[BEGIN]

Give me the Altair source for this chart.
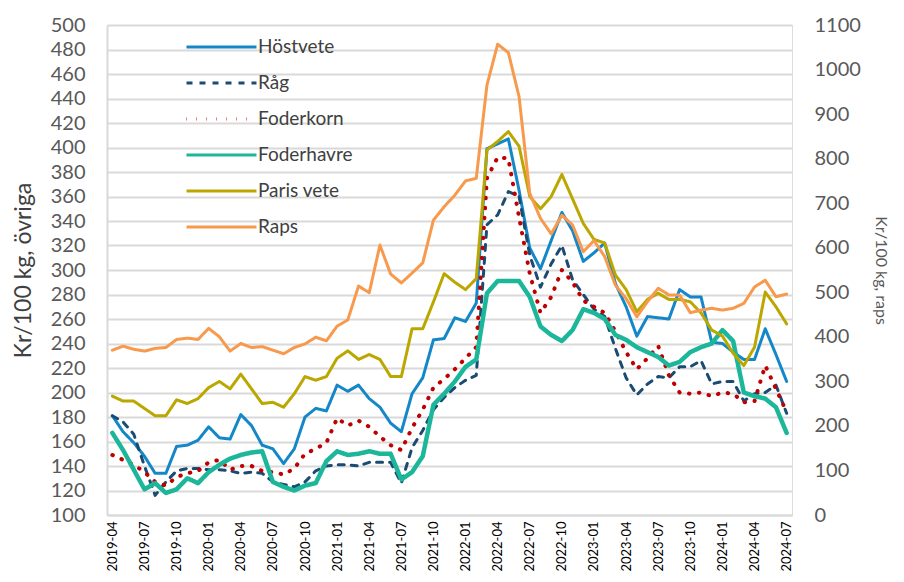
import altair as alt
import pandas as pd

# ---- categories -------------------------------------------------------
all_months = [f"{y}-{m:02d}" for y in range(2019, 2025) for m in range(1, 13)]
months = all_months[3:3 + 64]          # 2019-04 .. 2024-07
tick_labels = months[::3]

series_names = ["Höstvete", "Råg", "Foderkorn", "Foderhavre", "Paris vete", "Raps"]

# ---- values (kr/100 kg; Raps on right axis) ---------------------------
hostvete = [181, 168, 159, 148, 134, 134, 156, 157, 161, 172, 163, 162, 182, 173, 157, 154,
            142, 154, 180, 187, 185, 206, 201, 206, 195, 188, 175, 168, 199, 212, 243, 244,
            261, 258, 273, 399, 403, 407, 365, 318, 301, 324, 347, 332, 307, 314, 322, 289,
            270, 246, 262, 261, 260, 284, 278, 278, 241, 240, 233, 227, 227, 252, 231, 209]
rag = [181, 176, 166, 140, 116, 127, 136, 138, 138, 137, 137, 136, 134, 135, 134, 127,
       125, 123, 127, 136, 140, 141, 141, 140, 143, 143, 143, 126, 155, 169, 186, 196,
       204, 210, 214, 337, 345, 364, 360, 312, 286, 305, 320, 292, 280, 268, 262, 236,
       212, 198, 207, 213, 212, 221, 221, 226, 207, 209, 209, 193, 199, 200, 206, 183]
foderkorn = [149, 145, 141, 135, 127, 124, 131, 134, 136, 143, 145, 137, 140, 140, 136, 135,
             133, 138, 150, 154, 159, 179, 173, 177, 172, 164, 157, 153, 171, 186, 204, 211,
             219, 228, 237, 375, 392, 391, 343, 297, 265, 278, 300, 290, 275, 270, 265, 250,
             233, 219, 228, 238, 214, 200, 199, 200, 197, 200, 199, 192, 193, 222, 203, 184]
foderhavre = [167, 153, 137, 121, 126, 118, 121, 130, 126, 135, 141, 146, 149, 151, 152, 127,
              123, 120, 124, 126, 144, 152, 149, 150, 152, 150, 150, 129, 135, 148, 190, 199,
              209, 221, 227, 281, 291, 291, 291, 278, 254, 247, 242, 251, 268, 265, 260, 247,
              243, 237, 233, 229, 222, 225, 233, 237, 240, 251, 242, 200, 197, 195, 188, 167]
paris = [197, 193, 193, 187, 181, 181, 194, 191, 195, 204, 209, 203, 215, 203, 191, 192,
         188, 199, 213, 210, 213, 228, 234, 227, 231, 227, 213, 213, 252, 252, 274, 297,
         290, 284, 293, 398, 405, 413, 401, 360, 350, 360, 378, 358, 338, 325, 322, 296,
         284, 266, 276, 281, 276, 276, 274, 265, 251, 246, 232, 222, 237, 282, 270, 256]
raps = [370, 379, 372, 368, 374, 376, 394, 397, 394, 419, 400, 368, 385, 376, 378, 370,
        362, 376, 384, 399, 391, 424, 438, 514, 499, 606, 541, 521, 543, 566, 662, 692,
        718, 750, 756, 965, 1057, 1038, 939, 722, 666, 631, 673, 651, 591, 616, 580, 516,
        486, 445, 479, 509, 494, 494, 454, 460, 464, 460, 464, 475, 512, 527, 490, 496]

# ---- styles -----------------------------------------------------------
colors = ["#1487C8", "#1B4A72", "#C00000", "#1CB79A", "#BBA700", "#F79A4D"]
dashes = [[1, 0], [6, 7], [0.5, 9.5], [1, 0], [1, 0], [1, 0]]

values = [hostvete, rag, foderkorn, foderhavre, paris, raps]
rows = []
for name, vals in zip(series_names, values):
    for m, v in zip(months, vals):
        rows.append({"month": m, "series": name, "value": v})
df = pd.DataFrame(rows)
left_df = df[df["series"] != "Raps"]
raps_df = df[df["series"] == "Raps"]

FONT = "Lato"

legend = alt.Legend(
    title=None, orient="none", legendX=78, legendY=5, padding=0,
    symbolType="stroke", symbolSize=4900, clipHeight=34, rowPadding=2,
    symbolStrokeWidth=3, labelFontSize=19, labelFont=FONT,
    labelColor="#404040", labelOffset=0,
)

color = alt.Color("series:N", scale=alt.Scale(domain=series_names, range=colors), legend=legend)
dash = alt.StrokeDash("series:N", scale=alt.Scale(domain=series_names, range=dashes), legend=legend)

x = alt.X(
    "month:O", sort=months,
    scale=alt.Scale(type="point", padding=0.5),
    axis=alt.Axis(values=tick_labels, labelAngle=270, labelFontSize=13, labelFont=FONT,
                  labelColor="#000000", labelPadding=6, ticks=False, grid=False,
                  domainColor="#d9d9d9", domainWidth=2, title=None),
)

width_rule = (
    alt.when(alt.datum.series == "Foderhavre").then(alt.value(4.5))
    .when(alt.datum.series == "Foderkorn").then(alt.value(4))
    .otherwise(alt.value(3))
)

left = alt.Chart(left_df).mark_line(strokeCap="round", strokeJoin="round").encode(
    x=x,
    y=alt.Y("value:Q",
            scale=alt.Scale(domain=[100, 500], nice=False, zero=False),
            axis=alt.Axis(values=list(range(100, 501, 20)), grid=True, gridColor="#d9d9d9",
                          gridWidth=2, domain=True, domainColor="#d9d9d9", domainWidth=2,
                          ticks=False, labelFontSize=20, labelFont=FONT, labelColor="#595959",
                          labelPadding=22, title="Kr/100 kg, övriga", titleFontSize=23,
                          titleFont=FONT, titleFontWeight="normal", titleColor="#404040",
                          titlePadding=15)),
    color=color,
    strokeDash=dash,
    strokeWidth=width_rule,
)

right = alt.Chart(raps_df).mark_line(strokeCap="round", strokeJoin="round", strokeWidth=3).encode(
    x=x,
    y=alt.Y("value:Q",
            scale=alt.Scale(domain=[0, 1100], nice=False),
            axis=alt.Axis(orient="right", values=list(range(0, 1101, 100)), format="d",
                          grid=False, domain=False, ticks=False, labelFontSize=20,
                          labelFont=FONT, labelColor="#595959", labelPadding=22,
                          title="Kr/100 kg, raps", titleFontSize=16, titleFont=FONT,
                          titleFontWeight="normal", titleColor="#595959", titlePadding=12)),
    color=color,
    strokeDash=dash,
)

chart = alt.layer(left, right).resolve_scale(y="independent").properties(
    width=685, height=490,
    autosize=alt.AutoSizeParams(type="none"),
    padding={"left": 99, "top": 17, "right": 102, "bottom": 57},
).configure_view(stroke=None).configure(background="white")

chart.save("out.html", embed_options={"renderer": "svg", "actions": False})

[END]

Output exactly the span of lines from the top of the listing through the line holding "import pandas as pd", and leave every picture out.

Give me the Altair source for this chart.
import altair as alt
import pandas as pd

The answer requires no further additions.